Question to Ask the Workplace Doctors about a husband’s affair with an employee: She doesn’t seem to care that she is a home-wrecker. I feel his store manager should know what is going on.
My husband, who is a dept manager at Wal-Mart, has decided to have an affair with an employee who likes to break up marriages. We have two children, and I feel like his employer should know of what this woman is capable. She doesn’t seem to care that she is a home-wrecker. I feel his store manager should know what is going on.
Signed, Should Know
Dear Should Know:
You should know that we aren’t marriage counselors; however, yours in not the first question that has come on this topic. The workplace is designed to do work, but because people are inevitably brought together in their assigned jobs and because they are not machines, sexual attraction can mess up those who allow it to distract them from what they are hired to do. It’s understandable that you feel your husband’s boss should know about this woman with whom your husband “has decided to have an affair”.
You are hurt and angry at her and probably also at your husband. There are many things you should consider before acting on your want to tell his store manager:
· How making this affair known to his store manager might affect your husband’s job. · How you “tell” in one way or another would affect your marriage.
· What would be the most effective way should you decide to “tell”?

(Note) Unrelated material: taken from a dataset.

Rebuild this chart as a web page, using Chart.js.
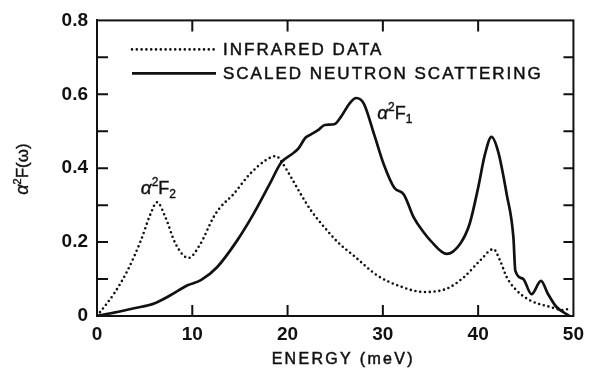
<!DOCTYPE html>
<html>
<head>
<meta charset="utf-8">
<script src="https://cdn.jsdelivr.net/npm/chart.js@4"></script>
<style>
  body { margin: 0; background: #fff; }
  #wrap { width: 591px; height: 369px; }
</style>
</head>
<body>
<div id="wrap"><canvas id="chart" width="591" height="369"></canvas></div>
<script>
// ======== DATA ========
const seriesNames = ["INFRARED DATA", "SCALED NEUTRON SCATTERING"];

// infrared (dotted)
const irEnergy = [0, 1.8, 3.2, 4.6, 5.6, 6.3, 7.2, 8.25, 9.6, 10.85, 12.2, 12.9, 14.3, 16.0, 17.8, 18.8,
  19.4, 20.4, 21.4, 22.5, 23.9, 25.3, 27.0, 29.4, 31.85, 34.3, 36.7, 38.5, 40.2, 41.6, 42.3, 43.0,
  44.0, 45.4, 47.5, 48.9, 49.7];
const irValue = [0, 0.061, 0.123, 0.204, 0.275, 0.308, 0.266, 0.195, 0.157, 0.195, 0.266, 0.293, 0.329, 0.383, 0.423, 0.433,
  0.416, 0.374, 0.329, 0.284, 0.239, 0.199, 0.162, 0.110, 0.080, 0.065, 0.074, 0.105, 0.150, 0.181, 0.150, 0.105,
  0.070, 0.043, 0.025, 0.016, 0.021];

// scaled neutron scattering (solid)
const nsEnergy = [0, 1.8, 3.9, 6.0, 7.7, 9.5, 10.9, 12.6, 14.7, 16.4, 18.1, 19.35, 20.4, 21.1, 21.9, 22.5,
  23.2, 23.9, 24.9, 25.6, 26.5, 27.2, 28.0, 29.1, 30.1, 31.2, 32.2, 33.25, 34.3, 35.0, 36.7, 38.1,
  39.1, 40.0, 40.7, 41.4, 42.1, 43.0, 43.7, 43.9, 44.7, 45.6, 46.6, 47.3, 48.2, 49.6];
const nsValue = [0, 0.009, 0.021, 0.034, 0.056, 0.083, 0.097, 0.132, 0.204, 0.275, 0.356, 0.416, 0.437, 0.452, 0.483, 0.492,
  0.503, 0.517, 0.519, 0.539, 0.575, 0.590, 0.575, 0.49, 0.41, 0.347, 0.329, 0.266, 0.226, 0.204, 0.168, 0.195,
  0.249, 0.347, 0.436, 0.485, 0.445, 0.329, 0.213, 0.123, 0.101, 0.059, 0.095, 0.061, 0.025, 0];

const xTickValues = [0, 10, 20, 30, 40, 50];
const xTickLabels = ["0", "10", "20", "30", "40", "50"];
const yTickValues = [0, 0.2, 0.4, 0.6, 0.8];
const yTickLabels = ["0", "0.2", "0.4", "0.6", "0.8"];
const xInnerTicks = [10, 20, 30, 40];
const yInnerTicks = [0.1, 0.2, 0.3, 0.4, 0.5, 0.6, 0.7];

// curve labels: [energy, value] anchor of the text
const peakLabels = [
  { at: [4.6, 0.33], sub: "2" },
  { at: [29.4, 0.534], sub: "1" }
];

const FONT = '"Liberation Sans", Arial, sans-serif';
const INK = "#111";

// ======== HELPERS ========
// parts: [text, font, dy]
function richWidth(ctx, parts) {
  let w = 0;
  parts.forEach(([t, f]) => { ctx.font = f; w += ctx.measureText(t).width; });
  return w;
}
function drawRich(ctx, x, y, parts) {
  let cx = x;
  parts.forEach(([t, f, dy]) => {
    ctx.font = f;
    ctx.fillText(t, cx, y + dy);
    ctx.strokeText(t, cx, y + dy);
    cx += ctx.measureText(t).width;
  });
}
// a slightly heavier regular weight, like the printed lettering
function inkText(ctx, t, x, y) {
  ctx.fillText(t, x, y);
  ctx.strokeText(t, x, y);
}
function alphaF(sub) {
  return [
    ["α", "italic 19px " + FONT, 0],
    ["2", "12px " + FONT, -8],
    ["F", "18px " + FONT, 0],
    [sub, "12px " + FONT, 4]
  ];
}

// ======== DECORATIONS ========
const decor = {
  id: "decor",
  afterDraw(chart) {
    const ctx = chart.ctx;
    const a = chart.chartArea;
    const xs = chart.scales.x;
    const ys = chart.scales.y;

    ctx.save();
    ctx.strokeStyle = INK;
    ctx.fillStyle = INK;

    // frame
    ctx.lineWidth = 2;
    ctx.strokeRect(a.left, a.top, a.right - a.left, a.bottom - a.top);

    // inward ticks
    ctx.beginPath();
    xInnerTicks.forEach(v => {
      const px = xs.getPixelForValue(v);
      ctx.moveTo(px, a.bottom); ctx.lineTo(px, a.bottom - 11);
      ctx.moveTo(px, a.top); ctx.lineTo(px, a.top + 11);
    });
    yInnerTicks.forEach(v => {
      const py = ys.getPixelForValue(v);
      ctx.moveTo(a.left, py); ctx.lineTo(a.left + 11, py);
      ctx.moveTo(a.right, py); ctx.lineTo(a.right - 10, py);
    });
    ctx.stroke();

    // legend
    const ds = chart.data.datasets;
    const lx0 = a.left + 35, lx1 = a.left + 119, tx = a.left + 126;
    [a.top + 29, a.top + 53].forEach((ly, i) => {
      ctx.beginPath();
      ctx.lineWidth = ds[i].borderWidth;
      ctx.lineCap = ds[i].borderCapStyle || "butt";
      ctx.setLineDash(ds[i].borderDash || []);
      ctx.moveTo(lx0, ly); ctx.lineTo(lx1, ly);
      ctx.stroke();
      ctx.setLineDash([]);
      ctx.lineCap = "butt";
      ctx.lineWidth = 0.5;
      ctx.font = "17px " + FONT;
      ctx.letterSpacing = "2px";
      ctx.textBaseline = "middle";
      inkText(ctx, ds[i].label, tx, ly + 1);
      ctx.letterSpacing = "0px";
    });

    // curve labels
    ctx.textBaseline = "alphabetic";
    ctx.lineWidth = 0.4;
    peakLabels.forEach(l => {
      drawRich(ctx, xs.getPixelForValue(l.at[0]), ys.getPixelForValue(l.at[1]), alphaF(l.sub));
    });

    // x title
    ctx.lineWidth = 0.5;
    ctx.font = "16px " + FONT;
    ctx.letterSpacing = "2.3px";
    ctx.textAlign = "center";
    inkText(ctx, "ENERGY (meV)", (a.left + a.right) / 2 + 8, 364);
    ctx.letterSpacing = "0px";
    ctx.textAlign = "left";

    // y title (rotated)
    const yParts = [
      ["α", "italic 18px " + FONT, 0],
      ["2", "11px " + FONT, -7],
      ["F(ω)", "17px " + FONT, 0]
    ];
    ctx.lineWidth = 0.4;
    ctx.translate(28, 169);
    ctx.rotate(-Math.PI / 2);
    drawRich(ctx, -richWidth(ctx, yParts) / 2, 0, yParts);

    ctx.restore();
  }
};

// ======== CHART ========
const tickFont = { family: FONT, size: 19, weight: "bold" };

new Chart(document.getElementById("chart"), {
  type: "line",
  data: {
    datasets: [
      {
        label: seriesNames[0],
        data: irEnergy.map((x, i) => ({ x, y: irValue[i] })),
        borderColor: INK,
        borderWidth: 2.6,
        borderDash: [0, 4.8],
        borderCapStyle: "round",
        pointRadius: 0,
        cubicInterpolationMode: "monotone",
        fill: false
      },
      {
        label: seriesNames[1],
        data: nsEnergy.map((x, i) => ({ x, y: nsValue[i] })),
        borderColor: INK,
        borderWidth: 2.7,
        borderJoinStyle: "round",
        pointRadius: 0,
        cubicInterpolationMode: "monotone",
        fill: false
      }
    ]
  },
  options: {
    responsive: false,
    animation: false,
    layout: { padding: { left: 0, top: 18, right: 13, bottom: 0 } },
    plugins: { legend: { display: false }, tooltip: { enabled: false } },
    scales: {
      x: {
        type: "linear",
        min: 0,
        max: 50,
        afterBuildTicks: s => { s.ticks = xTickValues.map(v => ({ value: v })); },
        afterFit: s => { s.height = 53; },
        ticks: {
          font: tickFont,
          color: INK,
          padding: 7,
          maxRotation: 0,
          autoSkip: false,
          callback: (v) => xTickLabels[xTickValues.indexOf(v)]
        },
        grid: { display: false, drawTicks: false },
        border: { display: true, color: INK, width: 2 }
      },
      y: {
        min: 0,
        max: 0.8,
        afterBuildTicks: s => { s.ticks = yTickValues.map(v => ({ value: v })); },
        afterFit: s => { s.width = 97; },
        ticks: {
          font: tickFont,
          color: INK,
          padding: 9,
          autoSkip: false,
          callback: (v) => yTickLabels[yTickValues.indexOf(v)]
        },
        grid: { display: false, drawTicks: false },
        border: { display: true, color: INK, width: 2 }
      }
    }
  },
  plugins: [decor]
});
</script>
</body>
</html>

Let’s think about those topics in reverse order: What would be the most effective way should you decide to “tell”? Since you are hurt and resent this home-wrecker, there are dramatic ways to make your point. Enter Wal-Mart with your two children and approach her while on duty. Then roll out a banner with those words in bold 78 size font, and at the same time with teeth clenched say, “Marilyn, (or whatever is her name) keep your claws off my husband. We are a family and he has a wife and two children that he will have to support with alimony if he divorces!”
That should make your point. This woman will not want a man with that kind of baggage. Moreover, undoubtedly her coworkers and boss would then know about the affair and her job would be at risk. You’ll have to decide if public display to “get your hands off my man” is a reasonable option. Of course, things of the heart are more emotional than reasonable Might such an approach be the most effective way?
You’ll have to decide if that is best or if there are other ways to obtain the desired effect, such as an anonymous written note to Human Resources and/or his boss, a phone call to his boss, a more well-mannered invitation to Marilyn for lunch with you and a warning to her that unless she gets lost you will inform her boss. These are several options and you might think of others.
How you “tell” in one way or another would affect your marriage. Whether telling will affect your marriage hinges on if and how you inform his store manager. Common sense suggests your husband will be angry if you elect to inform his boss whether you make a scene or do so quietly. This is to point up the fact that apparently your marriage is in trouble now. Hopefully, you and your husband can find a civil way to talk through what has or is happening to re-assure you that it is salvageable or that you had best plan for separation and divorce.
Informing his boss and getting him fired will not be good which ever you two choose. You also should know that sometimes when management learns an employee has had an affair and it determines to discipline one or the other, that sexual harassment can be charged. Consequently, the whole matter becomes more than breaking up a marriage; it can entail firing one or both. It can also become a suit against the one charged with harassment and the company, if it had known of the harassment and failed to do what was necessary to stop it.
If you think through these two items, you will not need to have an answer the first consideration posed above: How making this affair known to his store manager might affect your husband’s job. The odds are that telling would negatively affect his job. Marriages don’t always last and therefore it behooves both you and your husband to not become obsessed with hurting the other, because doing so will put both of your happiness and your children’s future at risk, emotionally and financially. Times are tough enough to support a family in these times even when all is love at home. You might share these remarks with your husband and hopefully doing so will open the channels of communication.
You can then talk about if my signature sentence can apply to a family as well as to one’s workplace: Working together with hands, head, and heart takes and makes big WEGOS.
Follow Up: Thanks for your reply- as I may have forgot to mention that my husband has picked his mistress over the kids and me. He is up for a promotion and it kills me to know he will share the glory with his new-found woman. I am not one to make a scene so that is why I feel trying his boss is by best choice. He’s been leaving me and the kids to work overnight and split shifts, which I now know, is a lie. I hate to see him get a reward (new position) for breaking up his family
Follow Up Reply: Would my advice have been different if you had told the whole story–that he is in fact leading a double life and about to split from you and not that he just had “decided to have an affair”? Perhaps. I’ll not revise the alternatives I proposed; they are still available to you. Yet, you must weigh vengeance against what might happen if you informed his store manager. Would you be any worse off than you are now if your husband after divorce must support two households, having him not rewarded with a new position or worse still of being fired for making out with a coworker at Wal-Mart? Do feel free to keep us posted and during all this I hope you will not become soured on marriage and love. Having his support for the children will require straight talk, patience, and probably persistence. Keep your chin up as much as possible, even if it’s playing “Let’s pretend”.